# start of Dataset excerpt
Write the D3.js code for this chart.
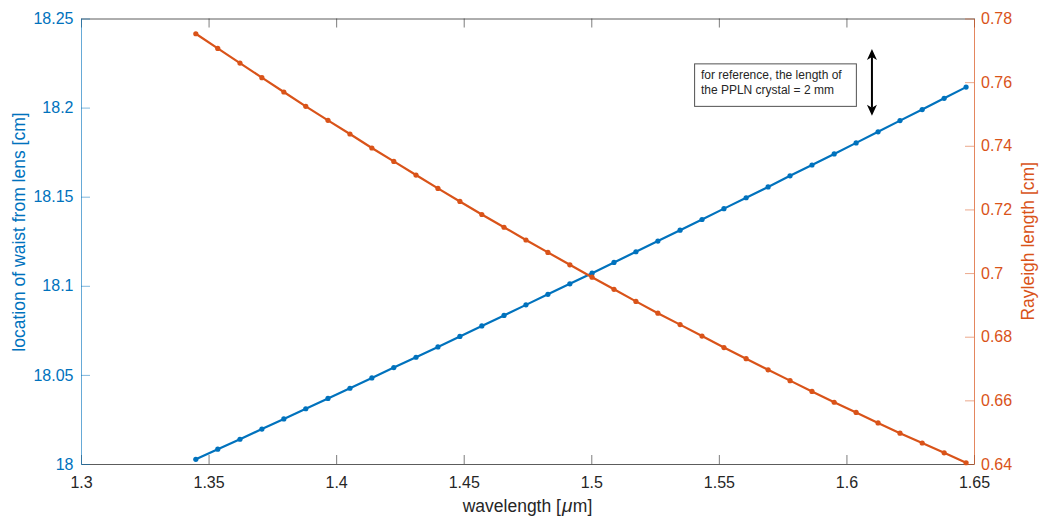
<!DOCTYPE html>
<html>
<head>
<meta charset="utf-8">
<script src="https://cdn.jsdelivr.net/npm/d3@7"></script>
<style>
  html, body { margin: 0; padding: 0; background: #ffffff; }
  svg { display: block; font-family: "Liberation Sans", Arial, Helvetica, sans-serif; }
</style>
</head>
<body>
<svg id="chart" width="1042" height="517"></svg>
<script>
// Wavelength samples [µm]
const wavelength = [
  1.3450, 1.3536, 1.3623, 1.3709, 1.3795, 1.3881, 1.3968, 1.4054, 1.4140, 1.4226,
  1.4313, 1.4399, 1.4485, 1.4571, 1.4658, 1.4744, 1.4830, 1.4916, 1.5003, 1.5089,
  1.5175, 1.5261, 1.5348, 1.5434, 1.5520, 1.5607, 1.5693, 1.5779, 1.5865, 1.5952,
  1.6038, 1.6124, 1.6210, 1.6297, 1.6383, 1.6469
];

// Location of the beam waist measured from the lens [cm] (left axis)
const waistLocation = [
  18.0026, 18.0083, 18.0139, 18.0196, 18.0253, 18.0310, 18.0368, 18.0425, 18.0483, 18.0541,
  18.0599, 18.0657, 18.0716, 18.0775, 18.0834, 18.0893, 18.0952, 18.1011, 18.1071, 18.1131,
  18.1191, 18.1251, 18.1312, 18.1372, 18.1433, 18.1494, 18.1555, 18.1617, 18.1678, 18.1740,
  18.1802, 18.1864, 18.1927, 18.1989, 18.2052, 18.2115
];

// Rayleigh length of the focused beam [cm] (right axis)
const rayleighLength = [
  0.7752, 0.7706, 0.7660, 0.7614, 0.7569, 0.7524, 0.7480, 0.7437, 0.7393, 0.7351,
  0.7308, 0.7266, 0.7225, 0.7184, 0.7144, 0.7104, 0.7065, 0.7026, 0.6987, 0.6949,
  0.6911, 0.6874, 0.6838, 0.6802, 0.6766, 0.6731, 0.6696, 0.6662, 0.6628, 0.6594,
  0.6562, 0.6529, 0.6497, 0.6466, 0.6435, 0.6404
];

// Tick values and their labels
const xTicks = [1.3, 1.35, 1.4, 1.45, 1.5, 1.55, 1.6, 1.65];
const xTickLabels = ["1.3", "1.35", "1.4", "1.45", "1.5", "1.55", "1.6", "1.65"];
const leftTicks = [18, 18.05, 18.1, 18.15, 18.2, 18.25];
const leftTickLabels = ["18", "18.05", "18.1", "18.15", "18.2", "18.25"];
const rightTicks = [0.64, 0.66, 0.68, 0.7, 0.72, 0.74, 0.76, 0.78];
const rightTickLabels = ["0.64", "0.66", "0.68", "0.7", "0.72", "0.74", "0.76", "0.78"];

const noteLines = ["for reference, the length of", "the PPLN crystal = 2 mm"];

const BLUE = "#0072BD";
const ORANGE = "#D95319";
const DARK = "#262626";

const svg = d3.select("#chart");
const plot = { left: 81, right: 974, top: 18.5, bottom: 464 };

const x = d3.scaleLinear().domain([1.3, 1.65]).range([plot.left, plot.right]);
const yL = d3.scaleLinear().domain([18, 18.25]).range([plot.bottom, plot.top]);
const yR = d3.scaleLinear().domain([0.64, 0.78]).range([plot.bottom, plot.top]);

const TICK = 9;
const tickFont = "16px";
const labelFont = "17.5px";

// Let axis groups inherit the page font instead of d3's defaults
function plainFont(g) {
  g.attr("font-family", null).attr("font-size", null);
}

// Bottom axis (ticks point inward)
const gx = svg.append("g")
  .attr("transform", `translate(0,${plot.bottom})`)
  .call(d3.axisBottom(x).tickValues(xTicks)
    .tickFormat((d, i) => xTickLabels[i])
    .tickSizeInner(-TICK).tickSizeOuter(0).tickPadding(12.5))
  .call(plainFont);
gx.select(".domain").attr("stroke", DARK).attr("stroke-opacity", 0.75);
gx.selectAll(".tick line").attr("stroke", DARK).attr("stroke-opacity", 0.6);
gx.selectAll(".tick text").attr("fill", DARK).style("font-size", tickFont);

// Top box edge with mirrored ticks
const gt = svg.append("g")
  .attr("transform", `translate(0,${plot.top})`)
  .call(d3.axisTop(x).tickValues(xTicks).tickFormat("")
    .tickSizeInner(-TICK).tickSizeOuter(0));
gt.select(".domain").attr("stroke", DARK).attr("stroke-opacity", 0.75);
gt.selectAll(".tick line").attr("stroke", DARK).attr("stroke-opacity", 0.6);

// Left axis
const gl = svg.append("g")
  .attr("transform", `translate(${plot.left},0)`)
  .call(d3.axisLeft(yL).tickValues(leftTicks)
    .tickFormat((d, i) => leftTickLabels[i])
    .tickSizeInner(-TICK).tickSizeOuter(0).tickPadding(7.5))
  .call(plainFont);
gl.select(".domain").attr("stroke", BLUE).attr("stroke-opacity", 0.6);
gl.selectAll(".tick line").attr("stroke", BLUE).attr("stroke-opacity", 0.5);
gl.selectAll(".tick text").attr("fill", BLUE).style("font-size", tickFont);

// Right axis
const gr = svg.append("g")
  .attr("transform", `translate(${plot.right},0)`)
  .call(d3.axisRight(yR).tickValues(rightTicks)
    .tickFormat((d, i) => rightTickLabels[i])
    .tickSizeInner(-TICK).tickSizeOuter(0).tickPadding(7))
  .call(plainFont);
gr.select(".domain").attr("stroke", ORANGE).attr("stroke-opacity", 0.7);
gr.selectAll(".tick line").attr("stroke", ORANGE).attr("stroke-opacity", 0.5);
gr.selectAll(".tick text").attr("fill", ORANGE).style("font-size", tickFont);

// Axis labels
svg.append("text")
  .attr("x", (plot.left + plot.right) / 2)
  .attr("y", 512)
  .attr("text-anchor", "middle")
  .attr("fill", DARK)
  .style("font-size", "17.5px")
  .call(t => {
    t.append("tspan").text("wavelength [");
    t.append("tspan").attr("dx", 1).attr("font-style", "italic").style("font-size", "19px").text("\u03BC");
    t.append("tspan").attr("dx", 0.5).text("m]");
  });

svg.append("text")
  .attr("transform", `translate(25,232) rotate(-90)`)
  .attr("text-anchor", "middle")
  .attr("fill", BLUE)
  .style("font-size", labelFont)
  .text("location of waist from lens [cm]");

svg.append("text")
  .attr("transform", `translate(1033.5,${(plot.top + plot.bottom) / 2}) rotate(-90)`)
  .attr("text-anchor", "middle")
  .attr("fill", ORANGE)
  .style("font-size", labelFont)
  .text("Rayleigh length [cm]");

// Data series
const rows = wavelength.map((w, i) => ({ w, left: waistLocation[i], right: rayleighLength[i] }));

const series = [
  { key: "left", color: BLUE, y: yL },
  { key: "right", color: ORANGE, y: yR }
];

series.forEach(s => {
  const line = d3.line().x(d => x(d.w)).y(d => s.y(d[s.key]));
  svg.append("path")
    .datum(rows)
    .attr("fill", "none")
    .attr("stroke", s.color)
    .attr("stroke-width", 2.2)
    .attr("stroke-linejoin", "round")
    .attr("d", line);
  svg.append("g").selectAll("circle")
    .data(rows)
    .join("circle")
    .attr("cx", d => x(d.w))
    .attr("cy", d => s.y(d[s.key]))
    .attr("r", 2.6)
    .attr("fill", s.color);
});

// Note box with the crystal length
const note = svg.append("g");
const noteLeft = x(1.5403), noteTop = yR(0.7659);
const noteText = note.append("text")
  .attr("fill", DARK)
  .style("font-size", "12px");
noteLines.forEach((ln, i) => {
  noteText.append("tspan")
    .attr("x", noteLeft + 6.8)
    .attr("y", noteTop + 16 + i * 15)
    .text(ln);
});
const textW = d3.max(noteText.selectAll("tspan").nodes(), n => n.getComputedTextLength());
note.insert("rect", "text")
  .attr("x", noteLeft + 0.5)
  .attr("y", noteTop + 0.5)
  .attr("width", textW + 21)
  .attr("height", 42.5)
  .attr("fill", "#ffffff")
  .attr("stroke", DARK)
  .attr("stroke-opacity", 0.8)
  .attr("stroke-width", 1);

// Double-headed arrow beside the note
const ax = x(1.61);
const aTop = yR(0.7704), aBot = yR(0.7494);
const headL = 11, headW = 5, headBack = 3;
svg.append("line")
  .attr("x1", ax).attr("x2", ax)
  .attr("y1", aTop + headL - headBack).attr("y2", aBot - headL + headBack)
  .attr("stroke", "#000").attr("stroke-width", 2);
svg.append("path")
  .attr("fill", "#000")
  .attr("d", `M${ax},${aTop} L${ax + headW},${aTop + headL} L${ax},${aTop + headL - headBack} L${ax - headW},${aTop + headL} Z`);
svg.append("path")
  .attr("fill", "#000")
  .attr("d", `M${ax},${aBot} L${ax + headW},${aBot - headL} L${ax},${aBot - headL + headBack} L${ax - headW},${aBot - headL} Z`);
</script>
</body>
</html>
# end of Dataset excerpt
● Your goal: Only the number is needed: state how many lines in the listing contain "chart".

● Exercise response: 3